We previously reported (here and here) on two opinions handed down by Judge Rya Zobel of the Federal District Court for the District of Massachusetts construing the discount safe harbor under the Federal health care program antikickback statute (AKS). In both cases, Judge Zobel held that the buyer’s discount disclosure requirement under the safe harbor cannot be met unless the government requests the disclosure. In other words, government action is a necessary condition of protection under the safe harbor, despite the fact that the government typically does not request such documentation. There have been noteworthy developments in both of these cases.
In one of the cases, United States ex rel. Herman v. Coloplast Corp., et al. (Case 1:11-cv-12131-RWZ), the United States filed a Statement of Interest on October 6 that includes a footnote directly refuting Judge Zobel’s interpretation. In footnote 2, the government states “if the Secretary or a State agency requests disclosure, the buyer must provide the requested information to retain protection under the safe harbor. If, however, the Secretary or a State agency has not requested disclosure, safe harbor protection remains available if all other requirements are met. . . .” (emphasis added). The DOJ’s view is consistent with that expressed by PhRMA in its amicus brief, and is also consistent with the long standing position of the OIG. One can only hope that the DOJ and PhRMA will succeed in enlightening the Court on the proper interpretation of the discount safe harbor’s disclosure requirement.
Less helpfully, the DOJ reiterated the position set forth in its previous Statement of Interest in this case that, “if a reduction in price is conditioned on more than a simple purchase, it is not a mere discount” and therefore is not eligible for protection under the discount safe harbor. According to the DOJ, “[n]othing in the AKS or HHS-OIG regulations suggests that a manufacturer and a distributor can hide a personal services contract within a discount, particularly a discount based on volume or market share.”
We wonder how the DOJ’s interpretation applies to manufacturer formulary rebates that are ubiquitous in both commercial and Medicare Part D plans, under which manufacturer rebates are conditioned not simply on purchases but also on the payor providing certain services – i.e., maintaining a specified formulary status for the drug and enforcing the plan formulary. Under the DOJ’s restrictive view, these rebates presumably would not be eligible for protection under the discount safe harbor. The DOJ’s interpretation might also exclude many value-based purchasing arrangements that are gaining momentum in the marketplace as cost-saving measures, such as performance-based rebates triggered by specified clinical outcomes, rather than simply purchases. Indeed, CMS is proposing to initiate value based purchasing models under Medicare Part B. It is uncertain whether the DOJ’s restrictive interpretation of the discount safe harbor could subject these arrangements to liability under the AKS.
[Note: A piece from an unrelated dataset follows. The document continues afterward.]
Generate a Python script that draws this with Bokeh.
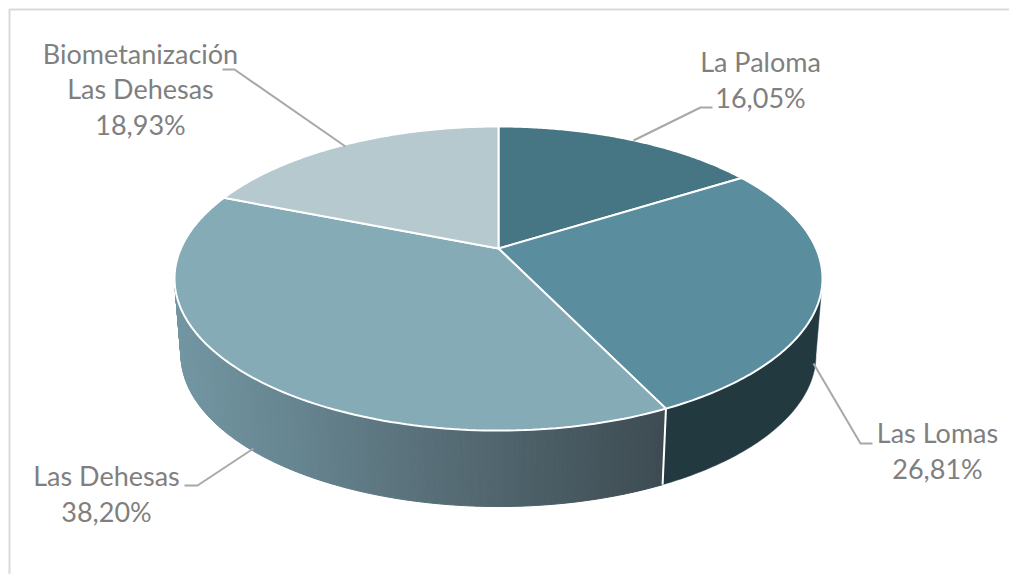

In the second case before Judge Zobel, United States ex rel. Banigan v. Organon USA, Inc., et al. (Case 1:07-cv-12153-RWZ), defendant Omnicare filed a reply brief on October 7 in further support of its motion for reconsideration or interlocutory appeal. Omnicare is challenging Judge Zobel’s interpretation of the disclosure requirement of the discount safe harbor, discussed above. Omnicare’s brief correctly notes that the ability of manufacturers and their customers to enter into discounts and rebate arrangements depends on the availability of the discount safe harbor. Citing to our September 14 blog post, Omnicare adds that “the Court’s interpretation of the [discount safe harbor’s] second prong ‘eviscerates the safe harbor, rendering it virtually useless’ to charge-based providers.” We will continue to closely follow the Organon and Coloplast cases in this blog.